La population de Reims au milieu du XVIIe siècle est de l’ordre d’un peu plus d’une trentaine de milliers d’habitants, dont environ 800 religieux répartis sur les 14 paroisses de la ville. À la fin du siècle, le Conseil de Ville annonce 26 000 habitants et 11 à 12 000 à la mendicité. C’est le rapport entre ces deux nombres qui nous importe aujourd’hui : la France d’Ancien Régime est composée d’une société marquée par l’immense écart des moyens de vie entre les plus riches et les plus pauvres. Un siècle plus tard, la population de Reims est à nouveau voisine de 30 000 habitants.

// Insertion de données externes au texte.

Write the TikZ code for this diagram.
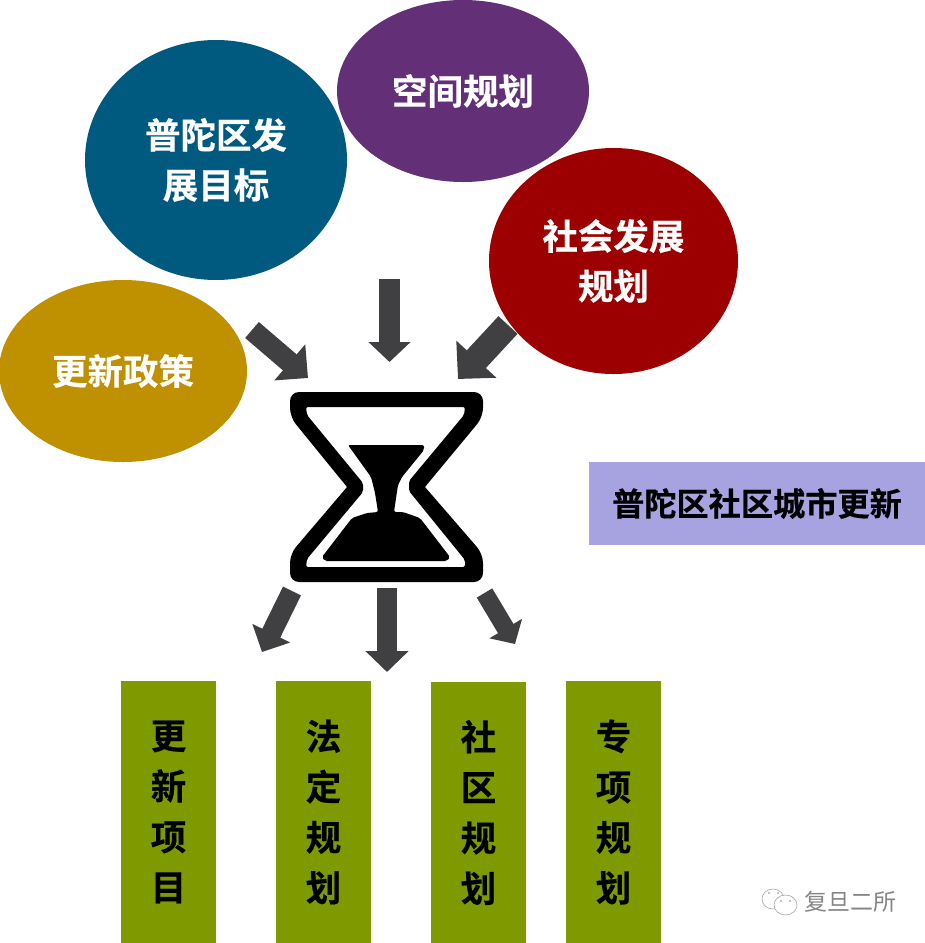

Les désastres des guerres, le séjour des armées et l’arrivée soudaine des pestes (1635, 1668…) et autres contagions font que l’état de la ville est bien souvent celui de la désolation. Le spectacle de vagabonds nombreux et de bandes d’enfants affamés est fréquent. À la fin de 1651, le chanoine Lacourt note ; « La ville avoit à sa charge un ombre infini de pauvres enfans de la campagne dont les parents avoient péri durant la mortalité et la plus grande partie de nos villages estoient deserts ou demolis ou bruslez ». La mort est omniprésente. Les cimetières de la ville constituent un espace d’environ 14 000 m2. Si en année normale on enfouit environ 2 à 300 corps, lors des grandes épidémies auxquelles s’ajoutent les calamités naturelles et les guerres on arrive au nombre d’un petit millier de corps. L’absence d’hygiène, la contagion par les nappes phréatiques dressent un sombre tableau de la cité dans le cours du XVIIe siècle, tableau qui n’est pas propre à la ville de Reims, mais à la plupart des villes de l’époque.

Ce descriptif de l’aspect général de la ville nous évoque ce qu’a connu Jean-Baptiste de La Salle, mais il faut avoir à l’esprit que ce qui nous apparaît aujourd’hui comme choquant n’était pas nécessairement vu comme tel à l’époque, à cause de la banalisation des faits induite par l’habitude et l’accoutumance.

Pour en savoir plus sur l’état de Reims au XVIIe siècle on lira avec profit : Robert Benoit, Vivre et mourir à Reims au Grand Siècle (1580-1720), Artois Presses Université, 1999, 256 p. ; excellente et irremplaçable étude sur la question.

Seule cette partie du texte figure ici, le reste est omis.